Hightower will start the job in January.

“She is a strategic, data-driven leader of high integrity and possesses the visionary leadership to achieve a new level of impact for MPC,” said the council’s board chair, Melissa Washington, in a news release. “With a proven track record of building innovative programs to address systemic inequities in the Chicagoland region, Darlene has the perfect blend of skills and experience to honor MPC’s heritage while simultaneously transforming the organization to embrace its future potential for years to come.”

Hightower formerly led Public Allies, a nonprofit leadership development organization. She has been an administrative law judge for the Chicago Department of Human Relations. Her LinkedIn profile lists that she was a partner at the firm Robinson Curley & Clayton and a trial attorney for the federal Commodity Futures Trading Commission.
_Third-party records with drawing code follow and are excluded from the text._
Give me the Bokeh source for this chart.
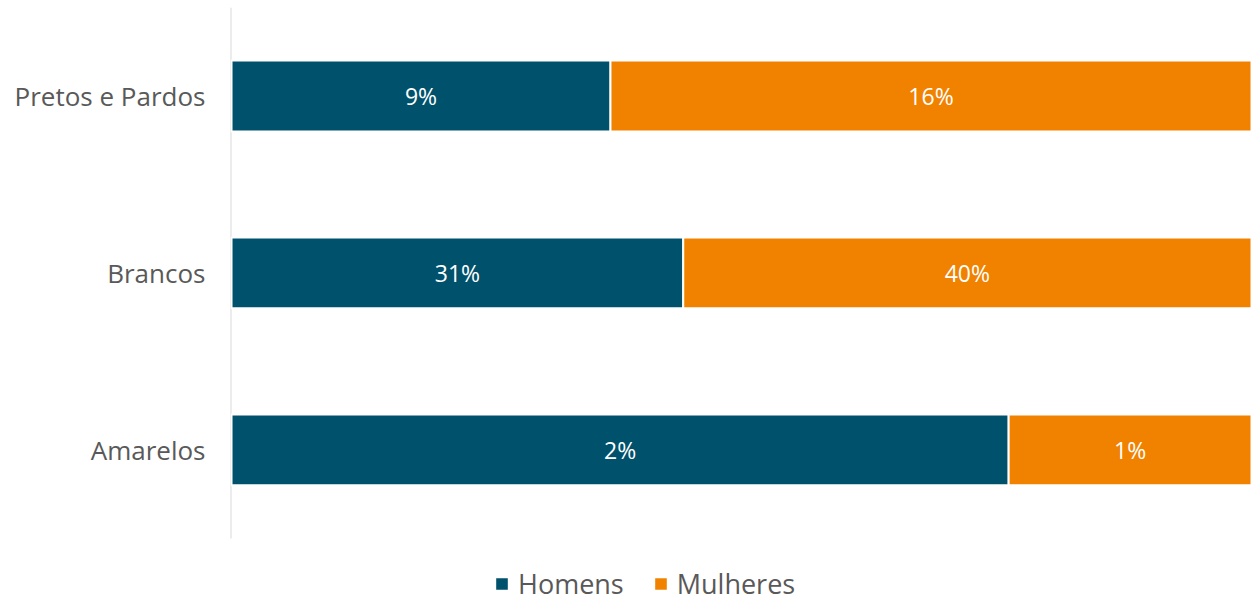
from bokeh.plotting import figure
from bokeh.models import ColumnDataSource, Range1d, Legend, LegendItem, FixedTicker
from bokeh.core.properties import value
from bokeh.embed import file_html
from bokeh.resources import INLINE

categories = ["Amarelos", "Brancos", "Pretos e Pardos"]
homens = [2.4, 31.4, 9.4]
mulheres = [0.75, 39.5, 15.9]
series = ["Homens", "Mulheres"]
colors = ["#00516C", "#F08200"]

tot = [h + m for h, m in zip(homens, mulheres)]
h_share = [h / t for h, t in zip(homens, tot)]
m_share = [m / t for m, t in zip(mulheres, tot)]
ypos = list(range(len(categories)))

src = ColumnDataSource(dict(y=ypos, Homens=h_share, Mulheres=m_share))

FONT = "Open Sans"

p = figure(width=1251, height=602, output_backend="svg", toolbar_location=None,
           y_range=Range1d(-0.862, 2.5), x_range=Range1d(-0.001, 1),
           min_border_left=230, min_border_right=0, min_border_top=7, min_border_bottom=0)

# axis line (category axis spans only the category bands)
p.segment(x0=[-0.001], y0=[-0.5], x1=[-0.001], y1=[len(categories) - 0.5],
          line_color="#d9d9d9", line_width=2)

rs = p.hbar_stack(series, y="y", height=0.40, color=colors, source=src,
                  line_color="white", line_width=2)

# labels
lab_x, lab_y, lab_t = [], [], []
for i in ypos:
    lab_x.append(h_share[i] / 2); lab_y.append(i); lab_t.append(f"{round(homens[i])}%")
    lab_x.append(h_share[i] + m_share[i] / 2); lab_y.append(i); lab_t.append(f"{round(mulheres[i])}%")
p.text(x=lab_x, y=lab_y, text=lab_t, text_align="center", text_baseline="middle",
       text_color="white", text_font_size="23px", text_font=value(FONT))

p.xaxis.visible = False
p.xgrid.visible = False
p.ygrid.visible = False
p.outline_line_color = None
p.yaxis.ticker = FixedTicker(ticks=ypos)
p.yaxis.major_label_overrides = {i: c for i, c in zip(ypos, categories)}
p.yaxis.axis_line_color = None
p.yaxis.major_tick_line_color = None
p.yaxis.minor_tick_line_color = None
p.yaxis.major_label_text_font_size = "26px"
p.yaxis.major_label_text_color = "#595959"
p.yaxis.major_label_text_font = FONT
p.yaxis.major_label_standoff = 19

legend = Legend(items=[LegendItem(label=s, renderers=[r]) for s, r in zip(series, rs)],
                orientation="horizontal", location=(263, 0),
                label_text_font_size="27px", label_text_color="#595959", label_text_font=FONT,
                glyph_width=17, glyph_height=17, spacing=28, border_line_color=None,
                background_fill_alpha=0, padding=0, margin=0, label_standoff=8)
p.add_layout(legend, "center")

open("out.html", "w").write(file_html(p, INLINE))
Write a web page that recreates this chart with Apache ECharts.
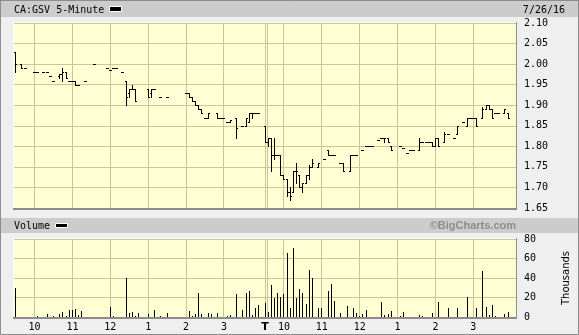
<!DOCTYPE html>
<html><head><meta charset="utf-8">
<script src="https://cdn.jsdelivr.net/npm/echarts@6/dist/echarts.min.js"></script>
<style>html,body{margin:0;padding:0;background:#efefef}#c{width:579px;height:335px}</style>
</head><body><div id="c"></div>
<script>
// 5-minute slots counted from day-1 open (9:30); day 2 opens at slot 79
const priceSlots = [0,2,3,6,7,9,10,11,12,14,15,16,17,18,19,20,22,25,29,30,31,32,34,35,36,37,38,42,43,44,46,48,54,55,56,57,58,59,60,61,64,65,66,67,68,70,72,73,74,75,76,77,
  79,80,81,82,83,84,85,86,87,88,89,90,91,92,93,94,96,98,99,100,101,103,104,106,107,108,110,111,112,113,115,116,117,118,119,122,123,124,125,126,128,129,130,131,132,133,134,136,137,139,140,142,143,144,145,146,148,149,150,151,152,153,155,156];
const priceOpen = [2.03,2.00,1.99,1.98,1.98,1.98,1.98,1.97,1.96,1.97,1.975,1.98,1.96,1.96,1.96,1.95,1.96,2.00,1.99,1.985,1.99,1.99,1.98,1.96,1.93,1.94,1.94,1.94,1.93,1.94,1.92,1.92,1.93,1.93,1.92,1.91,1.90,1.89,1.87,1.87,1.88,1.87,1.87,1.86,1.86,1.87,1.85,1.85,1.86,1.88,1.88,1.88,
  1.85,1.81,1.82,1.78,1.78,1.78,1.73,1.72,1.69,1.69,1.74,1.73,1.70,1.71,1.73,1.75,1.75,1.77,1.79,1.78,1.78,1.76,1.76,1.74,1.78,1.78,1.79,1.80,1.80,1.80,1.815,1.82,1.82,1.82,1.80,1.80,1.795,1.785,1.79,1.79,1.79,1.81,1.81,1.81,1.81,1.80,1.82,1.81,1.83,1.82,1.83,1.86,1.85,1.87,1.87,1.87,1.87,1.89,1.90,1.89,1.88,1.88,1.88,1.88];
const priceHigh = [2.03,2.00,1.99,1.98,1.98,1.98,1.98,1.97,1.96,1.975,1.99,1.98,1.96,1.96,1.96,1.95,1.96,2.00,1.99,1.985,1.99,1.99,1.98,1.96,1.94,1.95,1.94,1.94,1.94,1.94,1.92,1.92,1.93,1.93,1.92,1.91,1.90,1.89,1.87,1.88,1.88,1.87,1.87,1.86,1.865,1.87,1.85,1.87,1.88,1.88,1.88,1.88,
  1.85,1.82,1.82,1.82,1.78,1.78,1.73,1.72,1.70,1.74,1.76,1.73,1.71,1.73,1.755,1.77,1.76,1.77,1.79,1.78,1.78,1.76,1.76,1.78,1.78,1.78,1.79,1.80,1.80,1.80,1.815,1.82,1.82,1.82,1.80,1.80,1.795,1.785,1.79,1.79,1.82,1.81,1.81,1.81,1.81,1.82,1.82,1.835,1.83,1.82,1.85,1.86,1.87,1.87,1.87,1.87,1.895,1.90,1.90,1.89,1.88,1.88,1.89,1.88];
const priceLow = [1.98,1.99,1.99,1.98,1.98,1.98,1.98,1.97,1.96,1.965,1.96,1.965,1.96,1.96,1.95,1.95,1.96,2.00,1.99,1.985,1.99,1.99,1.98,1.90,1.92,1.94,1.91,1.92,1.92,1.94,1.92,1.92,1.93,1.92,1.91,1.90,1.89,1.88,1.87,1.87,1.87,1.87,1.87,1.86,1.86,1.82,1.85,1.85,1.86,1.87,1.88,1.88,
  1.81,1.80,1.74,1.77,1.78,1.73,1.72,1.68,1.67,1.69,1.71,1.70,1.69,1.71,1.72,1.75,1.75,1.77,1.78,1.78,1.78,1.76,1.74,1.74,1.78,1.78,1.79,1.80,1.80,1.80,1.815,1.82,1.81,1.81,1.79,1.80,1.795,1.785,1.79,1.79,1.79,1.81,1.81,1.81,1.80,1.80,1.80,1.81,1.83,1.82,1.83,1.86,1.85,1.87,1.87,1.85,1.87,1.89,1.89,1.87,1.88,1.88,1.88,1.87];
const priceClose = [2.00,1.99,1.99,1.98,1.98,1.98,1.98,1.97,1.96,1.975,1.98,1.965,1.96,1.96,1.95,1.95,1.96,2.00,1.99,1.985,1.99,1.99,1.98,1.92,1.94,1.94,1.91,1.92,1.94,1.94,1.92,1.92,1.93,1.92,1.91,1.90,1.89,1.88,1.87,1.88,1.87,1.87,1.87,1.86,1.865,1.845,1.85,1.87,1.88,1.88,1.88,1.88,
  1.81,1.82,1.78,1.78,1.78,1.73,1.72,1.69,1.68,1.74,1.74,1.70,1.71,1.73,1.75,1.76,1.76,1.77,1.78,1.78,1.78,1.76,1.74,1.78,1.78,1.78,1.79,1.80,1.80,1.80,1.815,1.82,1.82,1.81,1.79,1.80,1.795,1.785,1.79,1.79,1.81,1.81,1.81,1.81,1.80,1.82,1.80,1.83,1.83,1.82,1.85,1.86,1.87,1.87,1.87,1.85,1.89,1.90,1.89,1.87,1.88,1.88,1.89,1.87];

// volume (thousands)
const volSlots = [0,7,10,12,14,15,16,17,18,19,20,21,30,31,35,36,37,38,39,42,44,46,48,55,56,57,58,59,61,62,64,67,68,70,72,73,74,75,76,77,
  79,80,81,82,83,84,85,86,87,88,89,90,91,92,93,94,96,97,99,100,101,103,105,107,108,109,110,111,116,117,118,119,122,123,128,129,132,134,137,140,143,146,148,149,150,151,152,155,156];
const volValues = [30,1,3,1,3,5,1.5,7,7,8,2,6,10,1,40,4,5,1,4.5,3,7.5,1,4,6,1,3,25,3,4.5,3,4.5,1,2,23.5,7.5,24.5,27,2,9,12,
  14,5.5,33,20,25,21,23.5,66,9,71,20,28.7,25,13,48,40,9,9,27,34,16,4.5,11,9,4.5,1,3,7,15.4,2,3,6,1,5,2,1,4,15,9,9,20.5,9,47,10,2,12.3,1,3,5];

const hourSlots = [6,18,30,42,54,66,85,97,109,121,133,145];
const sessionBreakSlot = 79;
const xLabelSlots = [6,18,30,42,54,66,79,85,97,109,121,133,145];
const xLabelTexts = ['10','11','12','1','2','3','T','10','11','12','1','2','3'];

const chart = echarts.init(document.getElementById('c'), null, {renderer:'canvas', width:579, height:335});

const pat = document.createElement('canvas'); pat.width = 2; pat.height = 2;
const pg = pat.getContext('2d');
pg.fillStyle = '#ffffc6'; pg.fillRect(0,0,2,2);
pg.fillStyle = '#ffffe2'; pg.fillRect(0,0,1,1); pg.fillRect(1,1,1,1);
const bgPattern = {image: pat, repeat: 'repeat'};

const MONO = '"DejaVu Sans Mono", monospace';
const GRIDC = '#c8c897';

const ohlc = priceSlots.map((s,i)=>[s, priceOpen[i], priceHigh[i], priceLow[i], priceClose[i]]);
const vol = volSlots.map((s,i)=>[s, volValues[i]]);
const vlines = hourSlots.map(s=>[s,0]).concat([[sessionBreakSlot,1]]);
const labelMap = {};
xLabelSlots.forEach((s,i)=>{ labelMap[Math.round(s*2)] = xLabelTexts[i]; });

function vlineRender(params, api) {
  const cs = params.coordSys;
  const x = Math.floor(api.coord([api.value(0), cs.y])[0]);
  const mk = (xx)=>({type:'rect', shape:{x:xx, y:cs.y, width:1, height:cs.height}, style:{fill:GRIDC}});
  if (api.value(1) === 1) return {type:'group', children:[mk(x), mk(x+2)]};
  return mk(x);
}

function ohlcRender(params, api) {
  const s = api.value(0);
  const pO = api.coord([s, api.value(1)]);
  const pH = api.coord([s, api.value(2)]);
  const pL = api.coord([s, api.value(3)]);
  const pC = api.coord([s, api.value(4)]);
  const x = Math.floor(pO[0]);
  const yH = Math.round(pH[1]), yL = Math.round(pL[1]);
  const yO = Math.round(pO[1]), yC = Math.round(pC[1]);
  return {type:'group', children:[
    {type:'rect', shape:{x:x, y:yH, width:1, height:Math.max(1, yL-yH+1)}, style:{fill:'#000'}},
    {type:'rect', shape:{x:x-1, y:yO, width:1, height:1}, style:{fill:'#000'}},
    {type:'rect', shape:{x:x+1, y:yC, width:1, height:1}, style:{fill:'#000'}}
  ]};
}

function volRender(params, api) {
  const s = api.value(0);
  const p0 = api.coord([s, 0]);
  const p1 = api.coord([s, api.value(1)]);
  const x = Math.floor(p0[0]);
  const y1 = Math.round(p1[1]), y0 = Math.round(p0[1]);
  return {type:'rect', shape:{x:x, y:y1, width:1, height:Math.max(1, y0-y1)}, style:{fill:'#000'}};
}

const option = {
  backgroundColor: '#efefef',
  animation: false,
  grid: [
    {left:14, top:23, width:502, height:185, show:true, backgroundColor:bgPattern, borderWidth:0, outerBoundsMode:'none'},
    {left:14, top:239, width:502, height:78, show:true, backgroundColor:bgPattern, borderWidth:0, outerBoundsMode:'none'}
  ],
  xAxis: [
    {type:'value', gridIndex:0, min:-0.5, max:158.5, show:false},
    {type:'value', gridIndex:1, min:-0.5, max:158.5, interval:0.5,
      axisLine:{show:false}, axisTick:{show:false}, splitLine:{show:false},
      axisLabel:{show:true, margin:5, color:'#000', fontFamily:MONO, fontSize:10, showMinLabel:true, showMaxLabel:true,
        formatter:(v)=>{ const t = labelMap[Math.round(v*2)]; if (!t) return ''; return t === 'T' ? '{t|T}' : t; },
        rich:{t:{fontWeight:'bold', fontSize:11, fontFamily:'"DejaVu Sans", sans-serif', color:'#000'}}}}
  ],
  yAxis: [
    {type:'value', gridIndex:0, position:'right', min:1.65, max:2.10, interval:0.05,
      axisLine:{show:false}, axisTick:{show:false},
      splitLine:{show:true, lineStyle:{color:GRIDC, width:1}},
      axisLabel:{margin:8, color:'#000', fontFamily:MONO, fontSize:10, formatter:(v)=>v.toFixed(2)}},
    {type:'value', gridIndex:1, position:'right', min:0, max:80, interval:20,
      name:'Thousands', nameLocation:'middle', nameRotate:90, nameGap:45,
      nameTextStyle:{color:'#000', fontFamily:'"DejaVu Sans", sans-serif', fontSize:10},
      axisLine:{show:false}, axisTick:{show:false},
      splitLine:{show:true, lineStyle:{color:GRIDC, width:1}},
      axisLabel:{margin:8, color:'#000', fontFamily:MONO, fontSize:10}}
  ],
  series: [
    {type:'custom', name:'grid1', xAxisIndex:0, yAxisIndex:0, data:vlines, renderItem:vlineRender, silent:true, z:1},
    {type:'custom', name:'grid2', xAxisIndex:1, yAxisIndex:1, data:vlines, renderItem:vlineRender, silent:true, z:1},
    {type:'custom', name:'CA:GSV', xAxisIndex:0, yAxisIndex:0, data:ohlc, renderItem:ohlcRender, silent:true, z:3, clip:true},
    {type:'custom', name:'Volume', xAxisIndex:1, yAxisIndex:1, data:vol, renderItem:volRender, silent:true, z:3}
  ],
  graphic: [
    {type:'rect', shape:{x:0, y:0, width:579, height:1}, style:{fill:'#9a9a9a'}, z:50},
    {type:'rect', shape:{x:1, y:1, width:577, height:16}, style:{fill:'#cccccc'}, z:-5},
    {type:'rect', shape:{x:1, y:218, width:577, height:15}, style:{fill:'#cccccc'}, z:-5},
    {type:'text', x:14, y:10, style:{text:'CA:GSV 5-Minute', font:'10px "DejaVu Sans Mono"', fill:'#000', verticalAlign:'middle'}, z:5},
    {type:'rect', shape:{x:109.5, y:6.5, width:12, height:5}, style:{fill:'#000', stroke:'#fff', lineWidth:1}, z:5},
    {type:'text', x:565, y:10, style:{text:'7/26/16', font:'10px "DejaVu Sans Mono"', fill:'#000', align:'right', verticalAlign:'middle'}, z:5},
    {type:'text', x:14, y:226, style:{text:'Volume', font:'10px "DejaVu Sans Mono"', fill:'#000', verticalAlign:'middle'}, z:5},
    {type:'rect', shape:{x:55.5, y:223.5, width:12, height:4}, style:{fill:'#000', stroke:'#fff', lineWidth:1}, z:5},
    {type:'text', x:516, y:226, style:{text:'\u00A9BigCharts.com', font:'bold 11px "Liberation Sans"', fill:'#8c8c8c', align:'right', verticalAlign:'middle'}, z:5},
    // plot frames
    {type:'rect', shape:{x:13, y:22, width:504, height:1}, style:{fill:'#ffffff'}, z:40},
    {type:'rect', shape:{x:13, y:22, width:1, height:187}, style:{fill:'#ffffff'}, z:40},
    {type:'rect', shape:{x:13, y:208, width:504, height:2}, style:{fill:'#8c8c8c'}, z:40},
    {type:'rect', shape:{x:516, y:22, width:1, height:188}, style:{fill:'#8c8c8c'}, z:40},
    {type:'rect', shape:{x:13, y:238, width:504, height:1}, style:{fill:'#ffffff'}, z:40},
    {type:'rect', shape:{x:13, y:238, width:1, height:80}, style:{fill:'#ffffff'}, z:40},
    {type:'rect', shape:{x:13, y:317, width:504, height:2}, style:{fill:'#8c8c8c'}, z:40},
    {type:'rect', shape:{x:516, y:238, width:1, height:81}, style:{fill:'#8c8c8c'}, z:40},
    // outer border
    {type:'rect', shape:{x:0.5, y:0.5, width:578, height:334}, style:{fill:null, stroke:'#8c8c8c', lineWidth:1}, z:50}
  ]
};
chart.setOption(option);
</script>
</body></html>
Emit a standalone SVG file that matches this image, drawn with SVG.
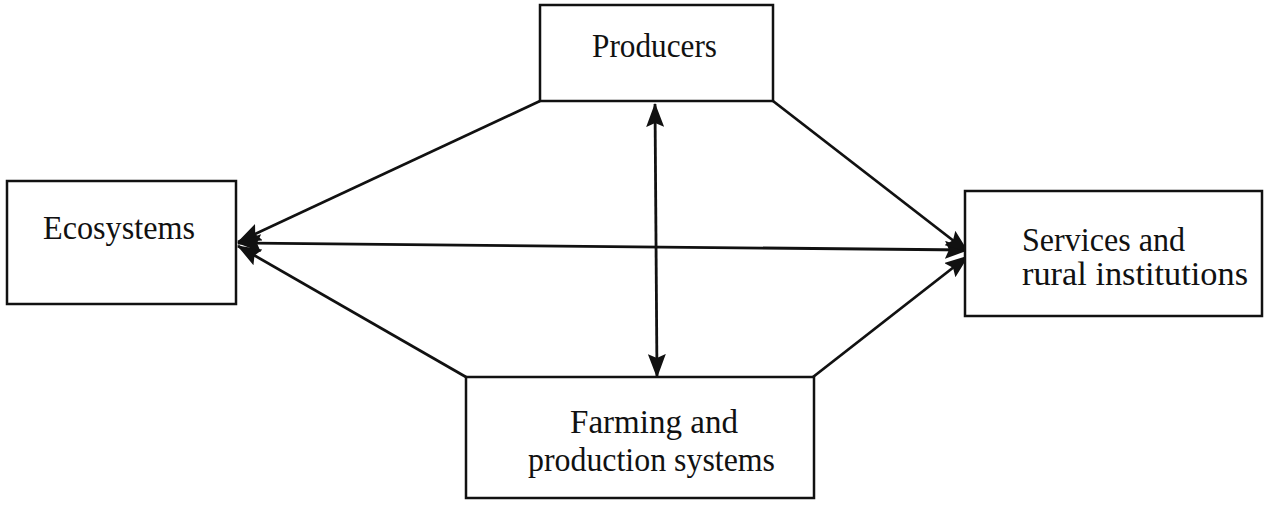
<svg xmlns="http://www.w3.org/2000/svg" width="1274" height="506" viewBox="0 0 1274 506">
  <defs>
    <style>
      .box { fill: #ffffff; stroke: #111111; stroke-width: 2.5; }
      .lbl { font-family: "Liberation Serif", "Times New Roman", serif; font-size: 34px; fill: #111111; }
      .conn { fill: none; stroke: #111111; stroke-width: 2.8; }
    </style>
    <marker id="ah" viewBox="0 0 24 18" refX="23" refY="9" markerWidth="24" markerHeight="18" markerUnits="userSpaceOnUse" orient="auto-start-reverse">
      <path d="M0,0 L24,9 L0,18 L4,9 z" fill="#111111"/>
    </marker>
  </defs>
  <rect width="1274" height="506" fill="#ffffff"/>

  <g id="connectors">
    <line class="conn" x1="540" y1="101" x2="238" y2="242" marker-end="url(#ah)"/>
    <line class="conn" x1="466" y1="377" x2="238" y2="246" marker-end="url(#ah)"/>
    <line class="conn" x1="238" y1="243" x2="968" y2="250" marker-start="url(#ah)" marker-end="url(#ah)"/>
    <line class="conn" x1="773" y1="101" x2="968" y2="252" marker-end="url(#ah)"/>
    <line class="conn" x1="813" y1="377" x2="968" y2="256" marker-end="url(#ah)"/>
    <line class="conn" x1="655" y1="104" x2="657" y2="377" marker-start="url(#ah)" marker-end="url(#ah)"/>
  </g>

  <g id="producers">
    <rect class="box" x="540" y="5" width="233" height="96"/>
    <text class="lbl" x="592" y="57" textLength="125" lengthAdjust="spacingAndGlyphs">Producers</text>
  </g>

  <g id="ecosystems">
    <rect class="box" x="7" y="181" width="229" height="123"/>
    <text class="lbl" x="43" y="239" textLength="152" lengthAdjust="spacingAndGlyphs">Ecosystems</text>
  </g>

  <g id="services">
    <rect class="box" x="965" y="191" width="297" height="125"/>
    <text class="lbl" x="1022" y="251" textLength="163" lengthAdjust="spacingAndGlyphs">Services and</text>
    <text class="lbl" x="1022" y="285" textLength="226" lengthAdjust="spacingAndGlyphs">rural institutions</text>
  </g>

  <g id="farming">
    <rect class="box" x="466" y="377" width="348" height="121"/>
    <text class="lbl" x="570" y="433" textLength="168" lengthAdjust="spacingAndGlyphs">Farming and</text>
    <text class="lbl" x="528" y="471" textLength="247" lengthAdjust="spacingAndGlyphs">production systems</text>
  </g>
</svg>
The Bradley University graduate earned her juris doctorate at Georgetown University.

“The mission of the organization, which is to create a better, bolder, and more equitable future for everyone, allows me the opportunity to combine my personal passions and blend them with my professional experience and goals,” Hightower said in the council’s release.

The council said it conducted a national search with the help of Koya Partners.

The organization has advocated for regional cooperation to address problems that arise from development or the lack of it. It has focused on issues such as affordable housing and modernizing zoning rules. In 2017, it produced a “Cost of Segregation” study that quantified how racial injustice has led to lost lives and slower economic growth in the region.